Sam from Pungo had a gift for gab as they say. He had a lot of dental work done, which meant we spent a lot of time together and I got to know him really well. Sam’s a mason. I hired him to do some brick work when we moved into a new house. We spent time together outside the office. He often told me how much he had loved his wife, but that she was mentally ill and committed suicide.

Then, about two years ago, he lost his daughter to suicide. She was home for summer break and took her life a few weeks before returning to school for fall.

This really tore me up because I knew how much he loves his kids.

Now it’s just Sam and his son. He still comes over to do jobs around the house. I see the way he watches me interact with my family and can sense the loss he feels.

What sticks with me is that Sam always reminds me to love my kids and my family as much as I can. ‘Do everything you can for them.’ ‘Hug them and kiss them often.’ ‘Tell them how much you love them.’ He is currently trying to keep his son in a positive place. I admire his strength. Despite everything that has happened to him, he is always upbeat. He has shown me that despite all the things that can go wrong, it is still possible to have a positive outlook and to be happy. Even if you get dealt a bad hand, you can still overcome sadness and be grateful for what you do have.

Back to smiling
Fredric Fink, M.D.
Pediatric Specialists CHKD

“Timmy” was 10-years old. He always came in for his checkups after his birthday, the week before Thanksgiving. His hair was neatly parted to the right. And he always had a broad, infectious smile for me when I entered the examination room. And that day, several years ago, was no different. As always, I asked him how his year was going, and his answer with that smile, “really good!”

One year, something was different. His dad usually would have been there for his checkup. I asked Timmy how he was doing. No Timmy smile that day. I got a less convincing “pretty good.”

His mom informed me that his dad had passed away during the summer from an aggressive form of colon cancer.

As I began to exam him, I noticed a smoky smell to his clothes that wasn’t from cigarettes. I asked Mom about the smell and learned that their house caught fire two days before. Timmy and his mom were able to escape, but nearly all of their belongings were destroyed.

Timmy’s big smile returned because his bike was spared from the fire and it was a birthday present he loved.

I was devastated to hear this. My staff was so moved by the story that they collected clothes and toys and books for him, and clothes for his mom. We invited them to our office for lunch and gave them cooked turkeys and all the fixings, and personal items we collected for them both. He was all smiles, and we were all in tears.

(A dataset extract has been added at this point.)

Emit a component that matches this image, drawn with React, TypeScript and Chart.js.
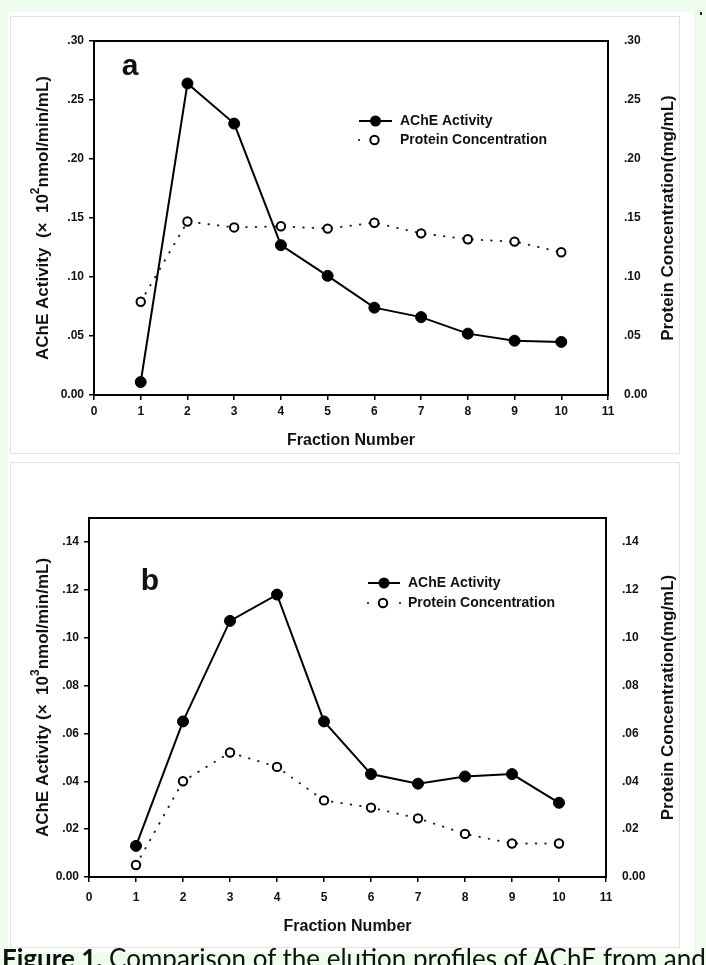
import React, { useEffect, useRef } from "react";
import { Chart, registerables } from "chart.js";

Chart.register(...registerables);

// ---------- data ----------
const fractions = [1, 2, 3, 4, 5, 6, 7, 8, 9, 10];

const acheActivityA = [0.011, 0.264, 0.23, 0.127, 0.101, 0.074, 0.066, 0.052, 0.046, 0.045];
const proteinA = [0.079, 0.147, 0.142, 0.143, 0.141, 0.146, 0.137, 0.132, 0.13, 0.121];

const acheActivityB = [0.013, 0.065, 0.107, 0.118, 0.065, 0.043, 0.039, 0.042, 0.043, 0.031];
const proteinB = [0.005, 0.04, 0.052, 0.046, 0.032, 0.029, 0.0245, 0.018, 0.014, 0.014];

const seriesNames = ["AChE Activity", "Protein Concentration"];
const xAxisTitle = "Fraction Number";
const rightAxisTitle = "Protein Concentration(mg/mL)";
const leftTitleA = ["AChE Activity  (×  10", "2", "nmol/min/mL)"];
const leftTitleB = ["AChE Activity (×  10", "3", "nmol/min/mL)"];
const captionBold = "Figure 1.";
const captionRest = " Comparison of the elution profiles of AChE from and";

// ---------- styles ----------
const INK = "#111111";
const FONT = '"Liberation Sans", Arial, Helvetica, sans-serif';
const GREEN = "#eefcee";

const fmtTick = (v: number) =>
  Math.abs(v) < 1e-9 ? "0.00" : Number(v).toFixed(2).replace(/^0/, "");

type Spec = {
  key: string;
  x: number; y: number; w: number; h: number;
  areaLeft: number; areaRightW: number; areaTop: number; xAxisH: number; xPad: number;
  yMax: number; yStep: number;
  ache: number[]; protein: number[];
  letter: string; letterX: number; letterY: number;
  xTitleY: number; leftTitleX: number; rightTitleX: number;
  leftTitle: string[];
  legY1: number; legY2: number; legX0: number; legX1: number; legTextX: number;
  legDots: number[];
};

const specA: Spec = {
  key: "a",
  x: 10, y: 16, w: 673, h: 438,
  areaLeft: 84, areaRightW: 75, areaTop: 25, xAxisH: 59, xPad: 4,
  yMax: 0.3, yStep: 0.05,
  ache: acheActivityA, protein: proteinA,
  letter: "a", letterX: 120, letterY: 51,
  xTitleY: 425, leftTitleX: 33, rightTitleX: 658,
  leftTitle: leftTitleA,
  legY1: 105, legY2: 124, legX0: 349, legX1: 382, legTextX: 390,
  legDots: [349],
};

const specB: Spec = {
  key: "b",
  x: 10, y: 462, w: 673, h: 486,
  areaLeft: 79, areaRightW: 77, areaTop: 56, xAxisH: 71, xPad: 8,
  yMax: 0.15, yStep: 0.02,
  ache: acheActivityB, protein: proteinB,
  letter: "b", letterX: 140, letterY: 120,
  xTitleY: 465, leftTitleX: 33, rightTitleX: 658,
  leftTitle: leftTitleB,
  legY1: 121, legY2: 141, legX0: 358, legX1: 390, legTextX: 398,
  legDots: [358, 390],
};

const pts = (ys: number[]) => fractions.map((f, i) => ({ x: f, y: ys[i] }));

function buildConfig(s: Spec): any {
  const tickFont = { family: FONT, size: 12, weight: "bold" as const };
  const TITLE = `bold 17px ${FONT}`;
  const decor = {
    id: "decor_" + s.key,
    afterDatasetsDraw(chart: any) {
      const { ctx, chartArea: ca } = chart;
      ctx.save();
      ctx.strokeStyle = "#000";
      ctx.lineWidth = 2;
      ctx.strokeRect(ca.left, ca.top, ca.right - ca.left, ca.bottom - ca.top);

      ctx.fillStyle = INK;
      ctx.textBaseline = "middle";
      ctx.textAlign = "center";
      ctx.font = `bold 30px ${FONT}`;
      ctx.fillText(s.letter, s.letterX, s.letterY);

      ctx.font = `bold 16px ${FONT}`;
      ctx.fillText(xAxisTitle, (ca.left + ca.right) / 2, s.xTitleY);

      const cy = (ca.top + ca.bottom) / 2;
      // left title with superscript
      ctx.save();
      ctx.translate(s.leftTitleX, cy);
      ctx.rotate(-Math.PI / 2);
      const [pre, sup, post] = s.leftTitle;
      ctx.font = TITLE;
      const w1 = ctx.measureText(pre).width;
      const w3 = ctx.measureText(post).width;
      ctx.font = `bold 12px ${FONT}`;
      const w2 = ctx.measureText(sup).width;
      const x0 = -(w1 + w2 + w3) / 2;
      ctx.textAlign = "left";
      ctx.font = TITLE;
      ctx.fillText(pre, x0, 0);
      ctx.font = `bold 12px ${FONT}`;
      ctx.fillText(sup, x0 + w1, -7);
      ctx.font = TITLE;
      ctx.fillText(post, x0 + w1 + w2, 0);
      ctx.restore();

      // right title (reads bottom to top)
      ctx.save();
      ctx.translate(s.rightTitleX, cy);
      ctx.rotate(-Math.PI / 2);
      ctx.textAlign = "center";
      ctx.font = TITLE;
      ctx.fillText(rightAxisTitle, 0, 0);
      ctx.restore();

      // legend
      const mid = (s.legX0 + s.legX1) / 2;
      ctx.strokeStyle = "#000";
      ctx.lineWidth = 2;
      ctx.beginPath();
      ctx.moveTo(s.legX0, s.legY1);
      ctx.lineTo(s.legX1, s.legY1);
      ctx.stroke();
      ctx.fillStyle = "#000";
      ctx.beginPath();
      ctx.arc(mid, s.legY1, 5.5, 0, Math.PI * 2);
      ctx.fill();
      for (const dx of s.legDots) {
        ctx.beginPath();
        ctx.arc(dx, s.legY2, 1, 0, Math.PI * 2);
        ctx.fill();
      }
      ctx.fillStyle = "#fff";
      ctx.lineWidth = 2;
      ctx.beginPath();
      ctx.arc(mid - 1, s.legY2, 4.2, 0, Math.PI * 2);
      ctx.fill();
      ctx.stroke();

      ctx.fillStyle = INK;
      ctx.textAlign = "left";
      ctx.font = `bold 14px ${FONT}`;
      ctx.fillText(seriesNames[0], s.legTextX, s.legY1);
      ctx.fillText(seriesNames[1], s.legTextX, s.legY2);
      ctx.restore();
    },
  };

  return {
    type: "line",
    data: {
      datasets: [
        {
          label: seriesNames[0],
          data: pts(s.ache),
          yAxisID: "y",
          borderColor: "#000",
          borderWidth: 2,
          pointRadius: 5.5,
          pointBackgroundColor: "#000",
          pointBorderColor: "#000",
          pointBorderWidth: 1,
          tension: 0,
          fill: false,
        },
        {
          label: seriesNames[1],
          data: pts(s.protein),
          yAxisID: "y2",
          borderColor: "#222",
          borderWidth: 2,
          borderDash: [0.5, 9],
          borderCapStyle: "round",
          pointRadius: 4.2,
          pointBackgroundColor: "#fff",
          pointBorderColor: "#000",
          pointBorderWidth: 2,
          tension: 0,
          fill: false,
        },
      ],
    },
    options: {
      animation: false,
      responsive: false,
      maintainAspectRatio: false,
      devicePixelRatio: 1,
      layout: { padding: { top: s.areaTop, left: 0, right: 0, bottom: 0 } },
      plugins: { legend: { display: false }, tooltip: { enabled: false } },
      scales: {
        x: {
          type: "linear",
          min: 0,
          max: 11,
          ticks: {
            stepSize: 1,
            color: INK,
            font: tickFont,
            padding: s.xPad,
            maxRotation: 0,
            callback: (v: number) => String(v),
          },
          grid: {
            display: true,
            drawOnChartArea: false,
            drawTicks: true,
            tickLength: 5,
            color: "#000",
            lineWidth: 1.5,
          },
          border: { display: false },
          afterFit: (sc: any) => {
            sc.height = s.xAxisH;
          },
        },
        y: {
          type: "linear",
          position: "left",
          min: 0,
          max: s.yMax,
          ticks: {
            stepSize: s.yStep,
            includeBounds: false,
            color: INK,
            font: tickFont,
            padding: 5,
            callback: (v: number) => fmtTick(v),
          },
          grid: {
            display: true,
            drawOnChartArea: false,
            drawTicks: true,
            tickLength: 5,
            color: "#000",
            lineWidth: 1.5,
          },
          border: { display: false },
          afterFit: (sc: any) => {
            sc.width = s.areaLeft;
          },
        },
        y2: {
          type: "linear",
          position: "right",
          min: 0,
          max: s.yMax,
          ticks: {
            stepSize: s.yStep,
            includeBounds: false,
            color: INK,
            font: tickFont,
            padding: 8,
            callback: (v: number) => fmtTick(v),
          },
          grid: { display: false },
          border: { display: false },
          afterFit: (sc: any) => {
            sc.width = s.areaRightW;
          },
        },
      },
    },
    plugins: [decor],
  };
}

function Panel({ spec }: { spec: Spec }) {
  const ref = useRef<HTMLCanvasElement>(null);
  useEffect(() => {
    const chart = new Chart(ref.current as HTMLCanvasElement, buildConfig(spec));
    return () => chart.destroy();
  }, [spec]);
  return (
    <canvas
      ref={ref}
      width={spec.w}
      height={spec.h}
      style={{ position: "absolute", left: spec.x, top: spec.y, width: spec.w, height: spec.h }}
    />
  );
}

export default function App() {
  return (
    <div
      style={{
        position: "fixed",
        left: 0,
        top: 0,
        width: 706,
        height: 965,
        overflow: "hidden",
        background: GREEN,
      }}
    >
      <div style={{ position: "absolute", left: 8, top: 12, width: 686, height: 940, background: "#fff" }} />
      <div style={{ position: "absolute", left: 10, top: 16, width: 668, height: 436, border: "1px solid #e2e2e2" }} />
      <div style={{ position: "absolute", left: 10, top: 462, width: 668, height: 484, border: "1px solid #e2e2e2" }} />
      <div style={{ position: "absolute", left: 700, top: 12, width: 2, height: 3, background: "#222" }} />
      <Panel spec={specA} />
      <Panel spec={specB} />
      <div
        style={{
          position: "absolute",
          left: 2,
          top: 943,
          width: 704,
          whiteSpace: "nowrap",
          overflow: "hidden",
          fontFamily: "Lato, 'Open Sans', sans-serif",
          fontSize: 26,
          color: "#111",
          lineHeight: "30px",
        }}
      >
        <b>{captionBold}</b>
        {captionRest}
      </div>
    </div>
  );
}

Timmy definitely made his mark on all of us. His ability to smile and stay positive despite such devastating circumstances will always inspire me.

The big foot question
Morris Elstein—Coastal Gynecology

As a gynecologist, my specialty deals with issues and disorders in a limited area of the body, primarily the genitals. I don’t know why, but this is a common question I get from patients on the exam table: “I know this is not in your specialty, but can you tell me anything about this problem I have with my foot?”

My standard answer is, “If your foot was in another region of the body, closer to your genitals, I could probably help you with your problem.”

Motivation and determination
Lucy Cardon, RN
Jewish Family Service of Tidewater

My patient had ALS for five years and in those five years, as her disease progressed, she accomplished more than most people do in a lifetime. I was always in awe of her motivation and determination. Even though she could not move or breathe on her own, she continued to work from her bedside, using a computer with eye gaze technology. She attended opera and traveled to Richmond to accept an honor bestowed upon her by the late Bishop Sullivan for commissioning a piece of her beautiful artwork to his church.

She was an expert at micro-managing her own care, who also gave expert advice to anyone who needed help. She was an inspiration to me and everyone who had the pleasure of being in her presence.

I still think about her often, especially when going through difficult times, I wonder what advice she would give me.